Men often say of some element of the Gospel: "I can't preach that." Sometimes they mean that the world will not receive this or that. Sometimes they mean that the world will not endure this or that. Sometimes they mean that they cannot so preach this or that as to win the respect or the sympathy or the acceptance of the world. The Gospel cannot be preached? Cannot be preached? It can be preached if you will believe it. Here is the root of all your difficulties. You do not fully believe this Gospel! Believe it! Believe it! and then it will preach itself! God has not sent us into the world to say the most plausible things we can think of; to teach men what they already believe. He has sent us to preach unpalatable truths to a world lying in wickedness; apparently absurd truths to men, proud of their intellects; mysterious truths to men who are carnal and cannot receive the things of the Spirit of God. Shall we despair? Certainly, if it is left to us not only to plant and to water but also to give the increase. Certainly not, if we appeal to and depend upon the Spirit of faith.
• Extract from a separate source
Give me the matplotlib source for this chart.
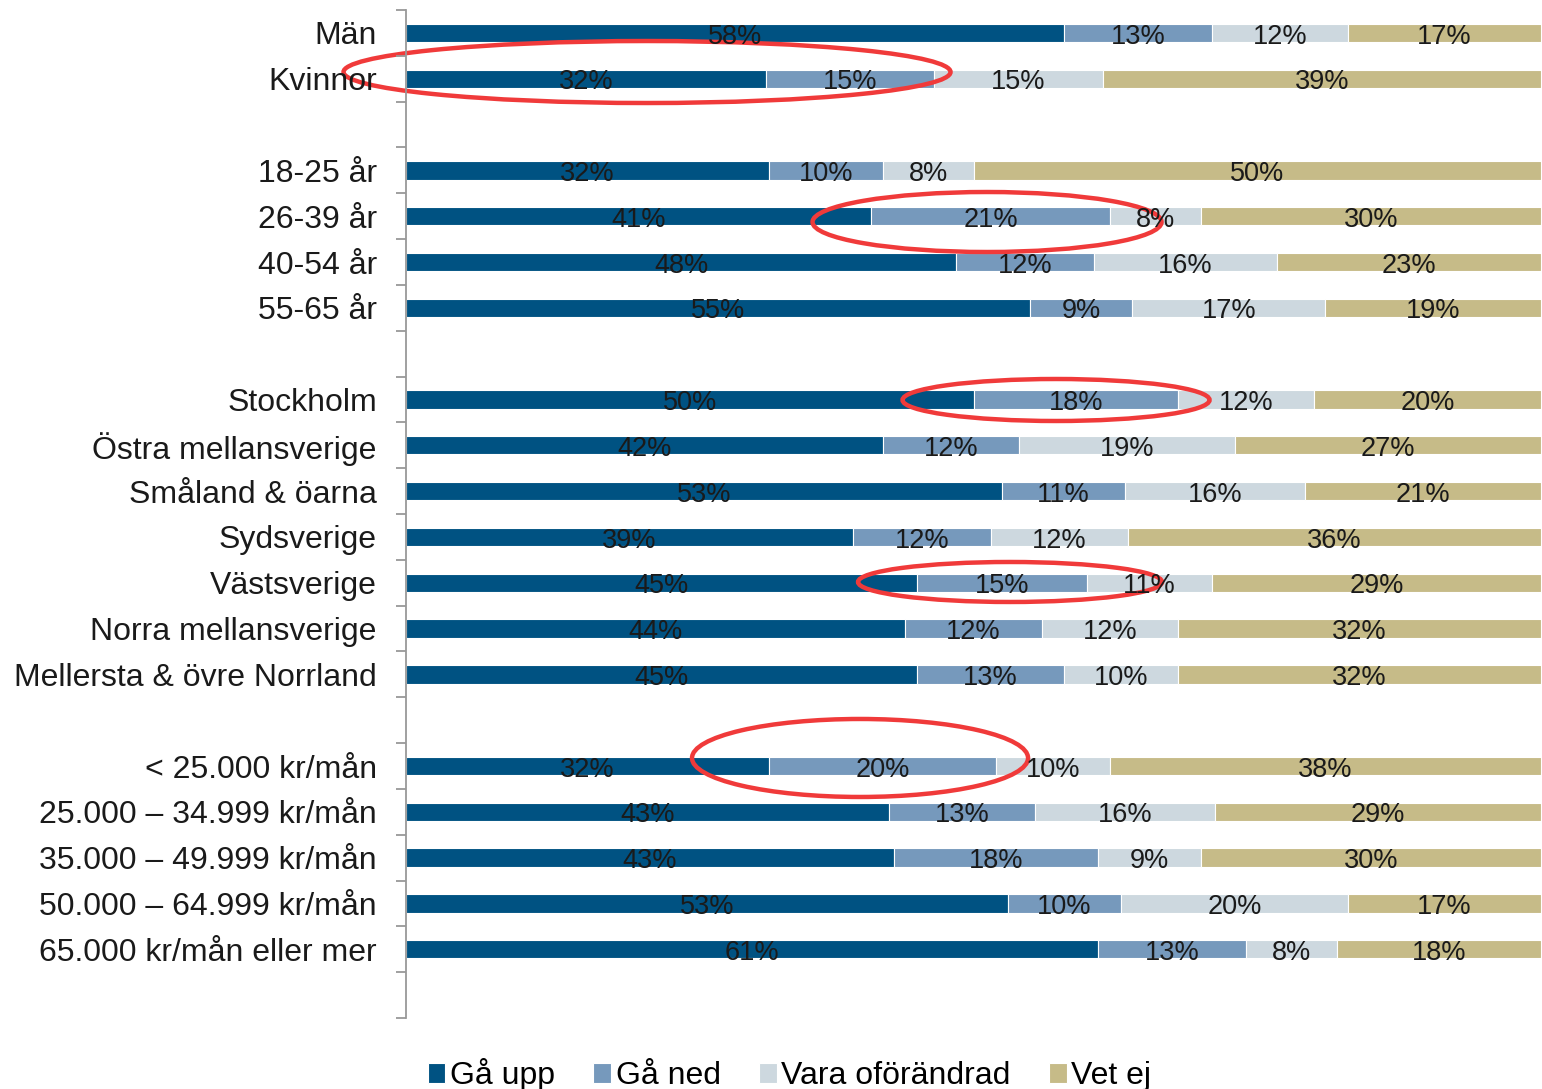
import numpy as np
import matplotlib
matplotlib.use("Agg")
from matplotlib import pyplot as plt
from matplotlib.patches import Ellipse

plt.rcParams['font.family'] = ['Liberation Sans', 'DejaVu Sans']

# kategorier (None = tom rad mellan grupperna)
kategorier = ["Män", "Kvinnor", None,
              "18-25 år", "26-39 år", "40-54 år", "55-65 år", None,
              "Stockholm", "Östra mellansverige", "Småland & öarna", "Sydsverige",
              "Västsverige", "Norra mellansverige", "Mellersta & övre Norrland", None,
              "< 25.000 kr/mån", "25.000 – 34.999 kr/mån", "35.000 – 49.999 kr/mån",
              "50.000 – 64.999 kr/mån", "65.000 kr/mån eller mer", None]

ga_upp = [58, 32, None, 32, 41, 48, 55, None, 50, 42, 53, 39, 45, 44, 45, None, 32, 43, 43, 53, 61, None]
ga_ned = [13, 15, None, 10, 21, 12, 9, None, 18, 12, 11, 12, 15, 12, 13, None, 20, 13, 18, 10, 13, None]
oforandrad = [12, 15, None, 8, 8, 16, 17, None, 12, 19, 16, 12, 11, 12, 10, None, 10, 16, 9, 20, 8, None]
vet_ej = [17, 39, None, 50, 30, 23, 19, None, 20, 27, 21, 36, 29, 32, 32, None, 38, 29, 30, 17, 18, None]

serier = ["Gå upp", "Gå ned", "Vara oförändrad", "Vet ej"]
farger = ["#005282", "#7699bc", "#cdd8df", "#c6bb88"]

f = plt.figure(figsize=(15.42, 10.89), dpi=100)
ax = f.add_axes([0.2633, 0.0652, 0.7361, 0.9256])

rader = [i for i, k in enumerate(kategorier) if k is not None]
data = np.array([[ga_upp[i], ga_ned[i], oforandrad[i], vet_ej[i]] for i in rader], dtype=float)
andel = data / data.sum(axis=1, keepdims=True) * 100

vanster = np.zeros(len(rader))
for j in range(4):
    ax.barh(rader, andel[:, j], left=vanster, height=0.4, color=farger[j],
            edgecolor="white", linewidth=0.8, label=serier[j])
    for r, l, w, v in zip(rader, vanster, andel[:, j], data[:, j]):
        ax.text(l + w / 2, r + 0.08, "%d%%" % v, ha="center", va="center",
                fontsize=19.5, color="#1a1a1a")
    vanster += andel[:, j]

ax.set_xlim(0, 100)
ax.set_ylim(len(kategorier) - 0.5, -0.5)
ax.set_yticks(rader)
ax.set_yticklabels([kategorier[i] for i in rader], fontsize=23, color="#1a1a1a")
ax.tick_params(axis="y", which="major", length=0, pad=21)
ax.set_yticks(np.arange(-0.5, len(kategorier), 1), minor=True)
ax.tick_params(axis="y", which="minor", length=7, width=1.3, color="#999999")
ax.set_xticks([])
for s in ["top", "right", "bottom"]:
    ax.spines[s].set_visible(False)
ax.spines["left"].set_color("#999999")
ax.spines["left"].set_linewidth(1.3)

# röda ringar
px = 100 / 1135.0
def ring(cx, cy, w, h):
    e = Ellipse(((cx - 406) * px, (cy - 10) / 45.82 - 0.5), w * px, h / 45.82,
                fill=False, edgecolor="#f03a3a", linewidth=3.2, clip_on=False)
    ax.add_patch(e)

ring(647, 72, 607, 62)
ring(987, 222, 349, 60)
ring(1056, 400, 307, 42)
ring(1010, 582, 304, 40)
ring(860, 758, 336, 78)

f.legend(loc="center", bbox_to_anchor=(0.512, 0.013), ncol=4, frameon=False,
         fontsize=23, handlelength=0.55, handleheight=0.55, handletextpad=0.15,
         columnspacing=1.2)

f.savefig("out.png", dpi=100)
Let Him but move on our hearts and we will believe these truths; and, even as it is written, I believed and therefore have I spoken, we also will believe and therefore speak. Let Him but move on the hearts of our hearers and they too will believe what He has led us to speak. We cannot proclaim to the world that the house is afire—it is a disagreeable thing to say, scarcely to be risked in the presence of those whose interest it is not to believe it? But believe it, and how quickly you rush forth to shout the unpalatable truth! So believe it and we shall assert to the world that it is lost in its sin, and rushing down to an eternal doom; that in Christ alone is there redemption; and through the Spirit alone can men receive this redemption. What care we if it be unpalatable, if it be true? For if it be true, it is urgent.